Repeat the lines exactly from the line that contains "Generate a web" through the line that contains "const chartTitle = '平均年齢';"; leave images out and add nothing.

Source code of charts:
------------------------------------------------

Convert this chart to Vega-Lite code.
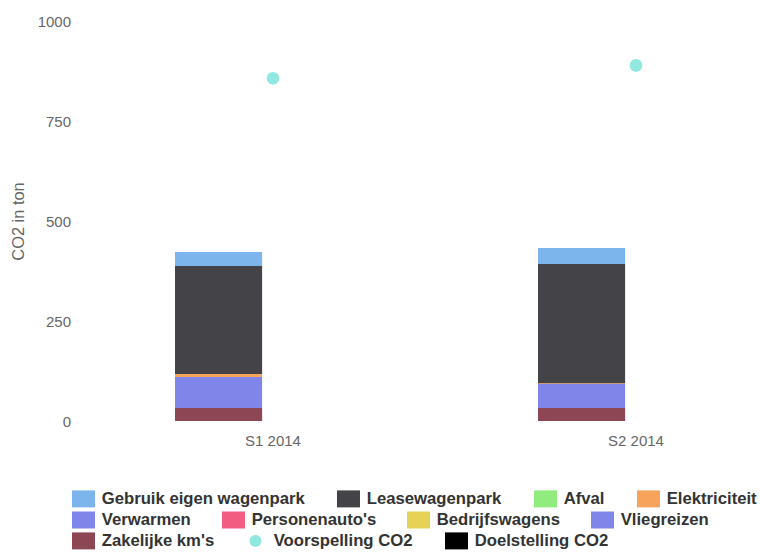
{
  "$schema": "https://vega.github.io/schema/vega-lite/v6.json",
  "width": 726,
  "height": 400,
  "autosize": {"type": "none"},
  "padding": {"left": 91.5, "top": 21, "right": 0, "bottom": 131},
  "background": "#ffffff",
  "config": {
    "font": "Liberation Sans",
    "view": {"stroke": null},
    "legend": {
      "orient": "none",
      "direction": "horizontal",
      "columnPadding": 30,
      "padding": 0,
      "symbolSize": 289,
      "symbolStrokeWidth": 0,
      "symbolOpacity": 1,
      "labelFont": "Liberation Sans",
      "labelFontSize": 16.7,
      "labelFontWeight": "bold",
      "labelColor": "#333333",
      "labelOffset": 9.7,
      "labelLimit": 0
    }
  },
  "datasets": {
    "columns": [
      {"period": "S1 2014", "series": "Zakelijke km's", "seriesIndex": 8, "value": 32.5},
      {"period": "S1 2014", "series": "Verwarmen", "seriesIndex": 4, "value": 77.5},
      {"period": "S1 2014", "series": "Elektriciteit", "seriesIndex": 3, "value": 7.5},
      {"period": "S1 2014", "series": "Leasewagenpark", "seriesIndex": 1, "value": 270},
      {"period": "S1 2014", "series": "Gebruik eigen wagenpark", "seriesIndex": 0, "value": 35},
      {"period": "S2 2014", "series": "Zakelijke km's", "seriesIndex": 8, "value": 32.5},
      {"period": "S2 2014", "series": "Verwarmen", "seriesIndex": 4, "value": 60},
      {"period": "S2 2014", "series": "Elektriciteit", "seriesIndex": 3, "value": 2},
      {"period": "S2 2014", "series": "Leasewagenpark", "seriesIndex": 1, "value": 298},
      {"period": "S2 2014", "series": "Gebruik eigen wagenpark", "seriesIndex": 0, "value": 40}
    ],
    "forecast": [
      {"period": "S1 2014", "series": "Voorspelling CO2", "value": 857},
      {"period": "S2 2014", "series": "Voorspelling CO2", "value": 889}
    ]
  },
  "layer": [
    {
      "data": {"name": "columns"},
      "mark": {"type": "bar"},
      "encoding": {
        "x": {
          "field": "period",
          "type": "nominal",
          "scale": {"domain": ["S1 2014", "S2 2014"], "paddingInner": 0, "paddingOuter": 0},
          "axis": {
            "title": null,
            "domain": false,
            "ticks": false,
            "grid": false,
            "labelAngle": 0,
            "labelPadding": 12,
            "labelFontSize": 15,
            "labelColor": "#666666"
          }
        },
        "xOffset": {
          "datum": "A",
          "scale": {"domain": ["A", "B"], "paddingInner": 0.2, "paddingOuter": 0.767}
        },
        "y": {
          "field": "value",
          "type": "quantitative",
          "stack": "zero",
          "scale": {"domain": [0, 1000], "nice": false},
          "axis": {
            "title": "CO2 in ton",
            "values": [0, 250, 500, 750, 1000],
            "format": "d",
            "grid": false,
            "domain": false,
            "ticks": false,
            "labelPadding": 21,
            "labelFontSize": 15,
            "labelColor": "#666666",
            "titleFontSize": 16.4,
            "titleFontWeight": "normal",
            "titleColor": "#666666",
            "titlePadding": 11
          }
        },
        "color": {
          "field": "series",
          "type": "nominal",
          "title": null,
          "legend": {
            "values": ["Gebruik eigen wagenpark", "Leasewagenpark", "Afval", "Elektriciteit"],
            "legendX": -16.5,
            "legendY": 469,
            "columnPadding": 32,
            "symbolType": "M-1.35,-1L1.35,-1L1.35,1L-1.35,1Z"
          },
          "scale": {
            "domain": ["Gebruik eigen wagenpark", "Leasewagenpark", "Afval", "Elektriciteit", "Verwarmen", "Personenauto's", "Bedrijfswagens", "Vliegreizen", "Zakelijke km's", "Voorspelling CO2", "Doelstelling CO2"],
            "range": ["#7cb5ec", "#434348", "#90ed7d", "#f7a35c", "#8085e9", "#f15c80", "#e4d354", "#8085e9", "#8d4654", "#91e8e1", "#000000"]
          }
        },
        "order": {"field": "seriesIndex", "type": "quantitative", "sort": "descending"}
      }
    },
    {
      "data": {"name": "forecast"},
      "mark": {"type": "point", "filled": true, "opacity": 1, "size": 324},
      "encoding": {
        "x": {"field": "period", "type": "nominal"},
        "y": {"field": "value", "type": "quantitative"},
        "fill": {
          "field": "series",
          "type": "nominal",
          "title": null,
          "legend": {"legendX": -16.5, "legendY": 511, "columnPadding": 32},
          "scale": {
            "domain": ["Zakelijke km's", "Voorspelling CO2", "Doelstelling CO2"],
            "range": ["#8d4654", "#91e8e1", "#000000"]
          }
        },
        "shape": {
          "field": "series",
          "type": "nominal",
          "title": null,
          "legend": {"legendX": -16.5, "legendY": 511, "columnPadding": 32},
          "scale": {
            "domain": ["Zakelijke km's", "Voorspelling CO2", "Doelstelling CO2"],
            "range": ["M-1.35,-1L1.35,-1L1.35,1L-1.35,1Z", "M-0.7,0A0.7,0.7,0,1,0,0.7,0A0.7,0.7,0,1,0,-0.7,0Z", "M-1.35,-1L1.35,-1L1.35,1L-1.35,1Z"]
          }
        }
      }
    },
    {
      "data": {"name": "columns"},
      "transform": [{"filter": {"field": "series", "equal": "Verwarmen"}}],
      "mark": {"type": "point", "filled": false, "size": 0},
      "encoding": {
        "x": {"field": "period", "type": "nominal"},
        "y": {"field": "value", "type": "quantitative"},
        "stroke": {
          "field": "series",
          "type": "nominal",
          "title": null,
          "legend": {
            "legendX": -17,
            "legendY": 490,
            "columnPadding": -4,
            "symbolSize": 1,
            "symbolType": "M-23,0L23,0",
            "symbolStrokeWidth": 17,
            "symbolFillColor": "transparent",
            "labelOffset": 9.2
          },
          "scale": {
            "domain": ["Verwarmen", "Personenauto's", "Bedrijfswagens", "Vliegreizen"],
            "range": ["#8085e9", "#f15c80", "#e4d354", "#8085e9"]
          }
        }
      }
    }
  ]
}
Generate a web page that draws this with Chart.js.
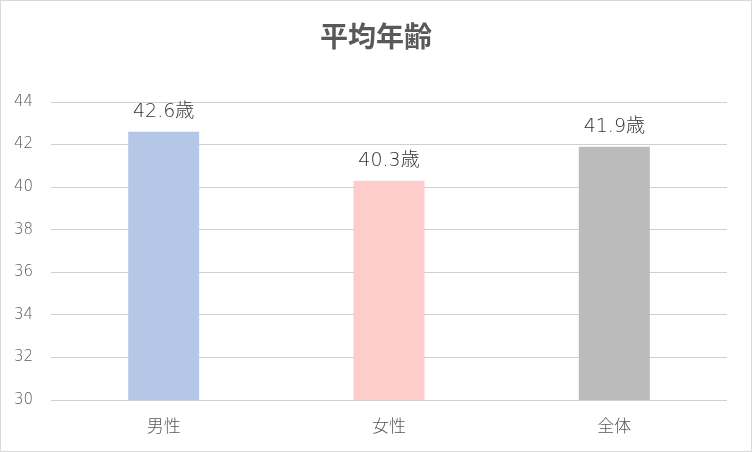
<!DOCTYPE html>
<html>
<head>
<meta charset="utf-8">
<script src="https://cdn.jsdelivr.net/npm/chart.js@4/dist/chart.umd.min.js"></script>
<style>
  html, body { margin: 0; padding: 0; background: #fff; }
  #wrap { width: 750px; height: 450px; border: 1px solid #d9d9d9; position: relative; }
</style>
</head>
<body>
<div id="wrap"><canvas id="chart" width="750" height="450"></canvas></div>
<script>
// データ
const categories = ['男性', '女性', '全体'];
const ages = [42.6, 40.3, 41.9];
const barColors = ['#B4C7E7', '#FFCCCC', '#BBBBBB'];
const unit = '歳';
const chartTitle = '平均年齢';

const fontFamily = '"DejaVu Sans", "Noto Sans CJK JP", sans-serif';
const titleFamily = '"Noto Sans CJK JP", sans-serif';

// 棒の上に値ラベル、キャンバス中央にタイトルを描く
const valueLabels = {
    id: 'valueLabels',
    afterDatasetsDraw(chart) {
        const ctx = chart.ctx;
        const meta = chart.getDatasetMeta(0);
        ctx.save();
        ctx.font = '300 19px ' + fontFamily;
        ctx.fillStyle = '#333333';
        ctx.textAlign = 'center';
        ctx.textBaseline = 'middle';
        meta.data.forEach((bar, i) => {
            ctx.fillText(ages[i].toFixed(1) + unit, bar.x, bar.y - 20);
        });

        ctx.font = 'bold 28px ' + titleFamily;
        ctx.fillStyle = '#595959';
        ctx.fillText(chartTitle, chart.width / 2, 35);
        ctx.restore();
    }
};

new Chart(document.getElementById('chart'), {
    type: 'bar',
    data: {
        labels: categories,
        datasets: [{
            data: ages,
            backgroundColor: barColors,
            borderWidth: 0,
            categoryPercentage: 1,
            barPercentage: 0.315
        }]
    },
    options: {
        responsive: false,
        animation: false,
        layout: { padding: { left: 0, right: 24, top: 101, bottom: 0 } },
        scales: {
            x: {
                grid: { display: false },
                border: { display: false },
                ticks: { color: '#595959', font: { size: 17, weight: 300, family: fontFamily }, padding: 9, maxRotation: 0 },
                afterFit(scale) { scale.height = 51; }
            },
            y: {
                min: 30,
                max: 44,
                ticks: { stepSize: 2, color: '#595959', font: { size: 15, weight: 300, family: fontFamily }, padding: 18 },
                grid: { color: '#d0d0d0', lineWidth: 1, drawTicks: false },
                border: { display: false },
                afterFit(scale) { scale.width = 50; }
            }
        },
        plugins: {
            legend: { display: false },
            tooltip: { enabled: false },
            title: { display: false }
        }
    },
    plugins: [valueLabels]
});
</script>
</body>
</html>
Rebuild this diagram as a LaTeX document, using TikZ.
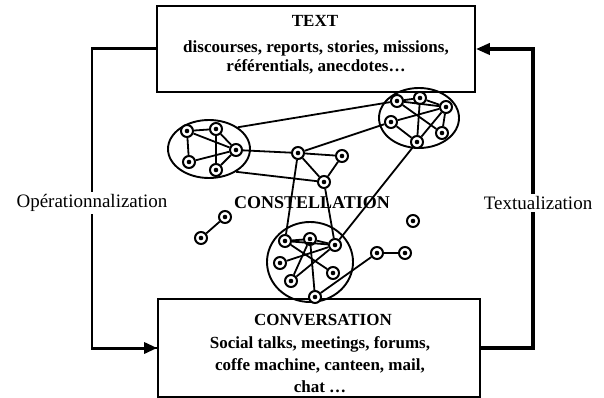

------------------------------------------------

RESULT =>
Generate a web page that draws this with Chart.js.
<!DOCTYPE html>
<html>
<head>
<meta charset="utf-8">
<script src="https://cdn.jsdelivr.net/npm/chart.js@4/dist/chart.umd.min.js"></script>
<style>
  html, body { margin: 0; padding: 0; background: #fff; }
  #wrap { width: 750px; height: 450px; border: 1px solid #d9d9d9; position: relative; }
</style>
</head>
<body>
<div id="wrap"><canvas id="chart" width="750" height="450"></canvas></div>
<script>
// データ
const categories = ['男性', '女性', '全体'];
const ages = [42.6, 40.3, 41.9];
const barColors = ['#B4C7E7', '#FFCCCC', '#BBBBBB'];
const unit = '歳';
const chartTitle = '平均年齢';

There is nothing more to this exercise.